George W. Solesbee was indicted for murder by a grand jury in the Superior Court of Clinch County, Georgia. He was convicted of that offense on March 3, 1948, sentenced to be electrocuted, and this court on July 13, 1948, by a full-bench decision, affirmed his conviction. Solesbee v. State, 204 Ga. 16 (48 S. E. 2d, 834). Since then he has filed three separate applications for the writ of habeas corpus against R. P. Balkcom Jr., Warden of the State Penitentiary, alleging in each that he is now insane, having become so since the date of his trial and conviction; that 27-2602 of the Georgia Code does not afford him an adequate legal remedy; and that an execution of the sentence imposed upon him in these circumstances would violate the due-process clause of the State and Federal Constitutions. In each instance the writ applied for has been granted, and after a hearing the applicant has been remanded to the custody of the respondent warden. The exception presently here is to the judgment rendered in the last proceeding so instituted. Held:
1. The legislature by an act passed in 1903 (Ga. L. 1903, p. 77), except as to cases then pending, expressly divested the courts of this State of all jurisdiction to determine the mental status of one alleged to have become insane since the date of his trial and conviction of a capital offense. Code, 27-2601; Cribb v. Parker, 119 Ga. 298 (1) (46 S. E. 110). And that the act of 1903 does not amount to a denial of due process of law as guaranteed by the State and Federal Constitutions, was settled adversely to the present contention of the plaintiff in error by this court's unanimous decision in Solesbee v. Balkcom, 205 Ga. 122 (52 S. E. 2d, 433), which, on review by the Supreme Court of the United States, was affirmed on February 20, 1950. Solesbee v. Balkcom, 339 U. S. 9 (70 Sup. Ct. 457, 94 L. ed. 604).
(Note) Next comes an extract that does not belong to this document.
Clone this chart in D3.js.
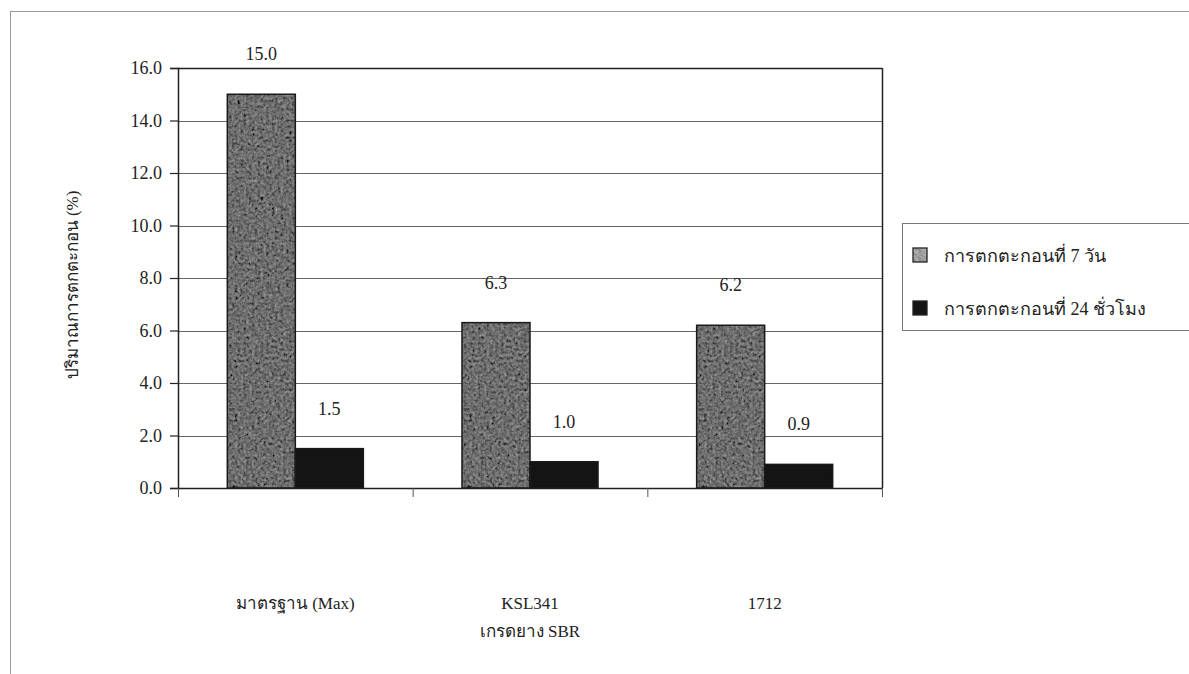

2. No defense has been raised in the instant case to the writ of habeas corpus by invoking the doctrine of res judicata. Consequently, no ruling or intimation on that question will be made. But see, in this connection, Perry v. McLendon, 62 Ga. 598, Williams v. Lawrence, 193 Ga. 381 (18 S. E. 2d, 463), Weiss v. Hood, 200 Ga. 795 (38 S. E. 2d, 559), and Andrews v. Aderhold, 201 Ga. 132 (4) (39 S. E. 2d, 61), and the cases there cited.
3. The judgment discharging the writ of habeas corpus and remanding the applicant to the custody of the respondent is, for the reason above stated, correct; and no further effort should be made to litigate this question by use of the writ of habeas corpus. See Williams v. Lawrence, supra.